The exercise
Reproduce all of the data word for word.
___ Raw data
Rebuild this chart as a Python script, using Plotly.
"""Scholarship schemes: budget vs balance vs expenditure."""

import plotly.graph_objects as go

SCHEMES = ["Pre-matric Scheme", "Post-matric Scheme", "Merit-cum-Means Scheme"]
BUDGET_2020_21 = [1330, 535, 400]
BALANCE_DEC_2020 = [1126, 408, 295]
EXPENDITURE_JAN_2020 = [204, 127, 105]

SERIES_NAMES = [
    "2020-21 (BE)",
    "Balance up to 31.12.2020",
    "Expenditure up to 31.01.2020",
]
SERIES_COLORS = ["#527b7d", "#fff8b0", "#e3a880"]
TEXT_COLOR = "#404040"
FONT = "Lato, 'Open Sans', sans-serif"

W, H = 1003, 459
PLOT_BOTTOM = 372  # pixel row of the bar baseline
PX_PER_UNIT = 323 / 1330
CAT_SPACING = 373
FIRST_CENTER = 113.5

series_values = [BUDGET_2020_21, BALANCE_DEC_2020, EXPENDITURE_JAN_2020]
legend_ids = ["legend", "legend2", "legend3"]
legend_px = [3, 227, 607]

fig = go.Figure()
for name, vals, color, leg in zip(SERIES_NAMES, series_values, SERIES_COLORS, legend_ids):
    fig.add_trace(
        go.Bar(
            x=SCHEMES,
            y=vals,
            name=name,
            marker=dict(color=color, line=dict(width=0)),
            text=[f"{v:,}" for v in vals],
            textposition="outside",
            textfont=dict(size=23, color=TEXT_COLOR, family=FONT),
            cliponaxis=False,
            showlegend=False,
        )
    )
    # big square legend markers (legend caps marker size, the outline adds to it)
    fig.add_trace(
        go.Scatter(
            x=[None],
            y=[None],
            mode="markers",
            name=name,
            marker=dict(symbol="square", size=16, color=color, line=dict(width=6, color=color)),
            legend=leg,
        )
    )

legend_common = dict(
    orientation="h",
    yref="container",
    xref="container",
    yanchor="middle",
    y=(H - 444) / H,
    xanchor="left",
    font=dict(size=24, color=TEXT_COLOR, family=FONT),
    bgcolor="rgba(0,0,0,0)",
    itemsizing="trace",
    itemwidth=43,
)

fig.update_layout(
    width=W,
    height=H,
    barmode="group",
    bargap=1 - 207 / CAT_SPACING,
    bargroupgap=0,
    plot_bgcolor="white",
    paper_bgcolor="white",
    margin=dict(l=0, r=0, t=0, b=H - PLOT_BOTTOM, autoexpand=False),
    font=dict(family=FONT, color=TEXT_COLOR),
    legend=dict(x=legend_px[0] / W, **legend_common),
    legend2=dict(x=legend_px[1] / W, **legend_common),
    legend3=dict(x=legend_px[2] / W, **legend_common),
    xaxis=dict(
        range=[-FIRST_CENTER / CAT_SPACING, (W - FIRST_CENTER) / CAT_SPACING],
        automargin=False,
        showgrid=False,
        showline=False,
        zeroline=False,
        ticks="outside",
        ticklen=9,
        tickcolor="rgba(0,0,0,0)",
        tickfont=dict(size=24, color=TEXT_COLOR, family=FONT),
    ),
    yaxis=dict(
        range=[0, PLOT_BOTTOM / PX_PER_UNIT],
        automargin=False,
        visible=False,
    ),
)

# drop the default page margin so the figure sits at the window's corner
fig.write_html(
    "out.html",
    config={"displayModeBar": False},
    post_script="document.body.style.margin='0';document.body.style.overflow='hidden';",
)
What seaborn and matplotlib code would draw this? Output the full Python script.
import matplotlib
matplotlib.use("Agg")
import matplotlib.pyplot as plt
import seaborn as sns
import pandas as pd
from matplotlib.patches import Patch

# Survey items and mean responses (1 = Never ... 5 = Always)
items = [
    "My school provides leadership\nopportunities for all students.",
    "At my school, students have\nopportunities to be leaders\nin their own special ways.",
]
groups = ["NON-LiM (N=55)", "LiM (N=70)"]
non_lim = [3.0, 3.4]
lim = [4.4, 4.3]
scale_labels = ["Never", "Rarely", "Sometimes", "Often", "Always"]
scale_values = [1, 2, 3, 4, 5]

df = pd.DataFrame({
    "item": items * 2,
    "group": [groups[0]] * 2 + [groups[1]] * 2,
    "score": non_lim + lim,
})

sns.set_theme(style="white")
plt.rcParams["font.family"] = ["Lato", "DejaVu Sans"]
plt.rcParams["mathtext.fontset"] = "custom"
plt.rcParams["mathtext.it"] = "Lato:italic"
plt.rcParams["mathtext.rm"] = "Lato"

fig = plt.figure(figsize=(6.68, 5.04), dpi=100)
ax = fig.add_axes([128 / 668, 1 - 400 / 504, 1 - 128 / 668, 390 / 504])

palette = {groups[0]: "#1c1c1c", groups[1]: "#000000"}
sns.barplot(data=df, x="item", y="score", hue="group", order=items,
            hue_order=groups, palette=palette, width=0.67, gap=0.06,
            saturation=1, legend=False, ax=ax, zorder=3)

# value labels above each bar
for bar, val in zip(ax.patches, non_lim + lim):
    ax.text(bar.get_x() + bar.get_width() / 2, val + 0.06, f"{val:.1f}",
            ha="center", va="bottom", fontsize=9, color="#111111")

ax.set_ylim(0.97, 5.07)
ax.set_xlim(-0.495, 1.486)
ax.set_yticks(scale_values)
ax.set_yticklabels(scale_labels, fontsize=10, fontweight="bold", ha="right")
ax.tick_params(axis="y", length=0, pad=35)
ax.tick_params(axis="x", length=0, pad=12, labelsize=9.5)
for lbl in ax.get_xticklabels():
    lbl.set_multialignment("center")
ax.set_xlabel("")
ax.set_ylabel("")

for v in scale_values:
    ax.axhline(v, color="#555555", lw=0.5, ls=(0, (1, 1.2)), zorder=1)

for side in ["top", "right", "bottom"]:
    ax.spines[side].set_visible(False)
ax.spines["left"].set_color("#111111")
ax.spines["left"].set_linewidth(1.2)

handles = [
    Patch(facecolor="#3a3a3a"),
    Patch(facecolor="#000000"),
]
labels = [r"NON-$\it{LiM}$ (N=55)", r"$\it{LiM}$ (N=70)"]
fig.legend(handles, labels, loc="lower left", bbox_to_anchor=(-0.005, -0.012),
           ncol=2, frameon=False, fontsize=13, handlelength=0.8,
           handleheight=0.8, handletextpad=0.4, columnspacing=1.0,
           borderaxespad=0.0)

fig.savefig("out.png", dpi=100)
______
Task result
Rebuild this chart as a Python script, using Plotly.
"""Scholarship schemes: budget vs balance vs expenditure."""

import plotly.graph_objects as go

SCHEMES = ["Pre-matric Scheme", "Post-matric Scheme", "Merit-cum-Means Scheme"]
BUDGET_2020_21 = [1330, 535, 400]
BALANCE_DEC_2020 = [1126, 408, 295]
EXPENDITURE_JAN_2020 = [204, 127, 105]

SERIES_NAMES = [
    "2020-21 (BE)",
    "Balance up to 31.12.2020",
    "Expenditure up to 31.01.2020",
]
SERIES_COLORS = ["#527b7d", "#fff8b0", "#e3a880"]
TEXT_COLOR = "#404040"
FONT = "Lato, 'Open Sans', sans-serif"

W, H = 1003, 459
PLOT_BOTTOM = 372  # pixel row of the bar baseline
PX_PER_UNIT = 323 / 1330
CAT_SPACING = 373
FIRST_CENTER = 113.5

series_values = [BUDGET_2020_21, BALANCE_DEC_2020, EXPENDITURE_JAN_2020]
legend_ids = ["legend", "legend2", "legend3"]
legend_px = [3, 227, 607]

fig = go.Figure()
for name, vals, color, leg in zip(SERIES_NAMES, series_values, SERIES_COLORS, legend_ids):
    fig.add_trace(
        go.Bar(
            x=SCHEMES,
            y=vals,
            name=name,
            marker=dict(color=color, line=dict(width=0)),
            text=[f"{v:,}" for v in vals],
            textposition="outside",
            textfont=dict(size=23, color=TEXT_COLOR, family=FONT),
            cliponaxis=False,
            showlegend=False,
        )
    )
    # big square legend markers (legend caps marker size, the outline adds to it)
    fig.add_trace(
        go.Scatter(
            x=[None],
            y=[None],
            mode="markers",
            name=name,
            marker=dict(symbol="square", size=16, color=color, line=dict(width=6, color=color)),
            legend=leg,
        )
    )

legend_common = dict(
    orientation="h",
    yref="container",
    xref="container",
    yanchor="middle",
    y=(H - 444) / H,
    xanchor="left",
    font=dict(size=24, color=TEXT_COLOR, family=FONT),
    bgcolor="rgba(0,0,0,0)",
    itemsizing="trace",
    itemwidth=43,
)

fig.update_layout(
    width=W,
    height=H,
    barmode="group",
    bargap=1 - 207 / CAT_SPACING,
    bargroupgap=0,
    plot_bgcolor="white",
    paper_bgcolor="white",
    margin=dict(l=0, r=0, t=0, b=H - PLOT_BOTTOM, autoexpand=False),
    font=dict(family=FONT, color=TEXT_COLOR),
    legend=dict(x=legend_px[0] / W, **legend_common),
    legend2=dict(x=legend_px[1] / W, **legend_common),
    legend3=dict(x=legend_px[2] / W, **legend_common),
    xaxis=dict(
        range=[-FIRST_CENTER / CAT_SPACING, (W - FIRST_CENTER) / CAT_SPACING],
        automargin=False,
        showgrid=False,
        showline=False,
        zeroline=False,
        ticks="outside",
        ticklen=9,
        tickcolor="rgba(0,0,0,0)",
        tickfont=dict(size=24, color=TEXT_COLOR, family=FONT),
    ),
    yaxis=dict(
        range=[0, PLOT_BOTTOM / PX_PER_UNIT],
        automargin=False,
        visible=False,
    ),
)

# drop the default page margin so the figure sits at the window's corner
fig.write_html(
    "out.html",
    config={"displayModeBar": False},
    post_script="document.body.style.margin='0';document.body.style.overflow='hidden';",
)
What seaborn and matplotlib code would draw this? Output the full Python script.
import matplotlib
matplotlib.use("Agg")
import matplotlib.pyplot as plt
import seaborn as sns
import pandas as pd
from matplotlib.patches import Patch

# Survey items and mean responses (1 = Never ... 5 = Always)
items = [
    "My school provides leadership\nopportunities for all students.",
    "At my school, students have\nopportunities to be leaders\nin their own special ways.",
]
groups = ["NON-LiM (N=55)", "LiM (N=70)"]
non_lim = [3.0, 3.4]
lim = [4.4, 4.3]
scale_labels = ["Never", "Rarely", "Sometimes", "Often", "Always"]
scale_values = [1, 2, 3, 4, 5]

df = pd.DataFrame({
    "item": items * 2,
    "group": [groups[0]] * 2 + [groups[1]] * 2,
    "score": non_lim + lim,
})

sns.set_theme(style="white")
plt.rcParams["font.family"] = ["Lato", "DejaVu Sans"]
plt.rcParams["mathtext.fontset"] = "custom"
plt.rcParams["mathtext.it"] = "Lato:italic"
plt.rcParams["mathtext.rm"] = "Lato"

fig = plt.figure(figsize=(6.68, 5.04), dpi=100)
ax = fig.add_axes([128 / 668, 1 - 400 / 504, 1 - 128 / 668, 390 / 504])

palette = {groups[0]: "#1c1c1c", groups[1]: "#000000"}
sns.barplot(data=df, x="item", y="score", hue="group", order=items,
            hue_order=groups, palette=palette, width=0.67, gap=0.06,
            saturation=1, legend=False, ax=ax, zorder=3)

# value labels above each bar
for bar, val in zip(ax.patches, non_lim + lim):
    ax.text(bar.get_x() + bar.get_width() / 2, val + 0.06, f"{val:.1f}",
            ha="center", va="bottom", fontsize=9, color="#111111")

ax.set_ylim(0.97, 5.07)
ax.set_xlim(-0.495, 1.486)
ax.set_yticks(scale_values)
ax.set_yticklabels(scale_labels, fontsize=10, fontweight="bold", ha="right")
ax.tick_params(axis="y", length=0, pad=35)
ax.tick_params(axis="x", length=0, pad=12, labelsize=9.5)
for lbl in ax.get_xticklabels():
    lbl.set_multialignment("center")
ax.set_xlabel("")
ax.set_ylabel("")

for v in scale_values:
    ax.axhline(v, color="#555555", lw=0.5, ls=(0, (1, 1.2)), zorder=1)

for side in ["top", "right", "bottom"]:
    ax.spines[side].set_visible(False)
ax.spines["left"].set_color("#111111")
ax.spines["left"].set_linewidth(1.2)

handles = [
    Patch(facecolor="#3a3a3a"),
    Patch(facecolor="#000000"),
]
labels = [r"NON-$\it{LiM}$ (N=55)", r"$\it{LiM}$ (N=70)"]
fig.legend(handles, labels, loc="lower left", bbox_to_anchor=(-0.005, -0.012),
           ncol=2, frameon=False, fontsize=13, handlelength=0.8,
           handleheight=0.8, handletextpad=0.4, columnspacing=1.0,
           borderaxespad=0.0)

fig.savefig("out.png", dpi=100)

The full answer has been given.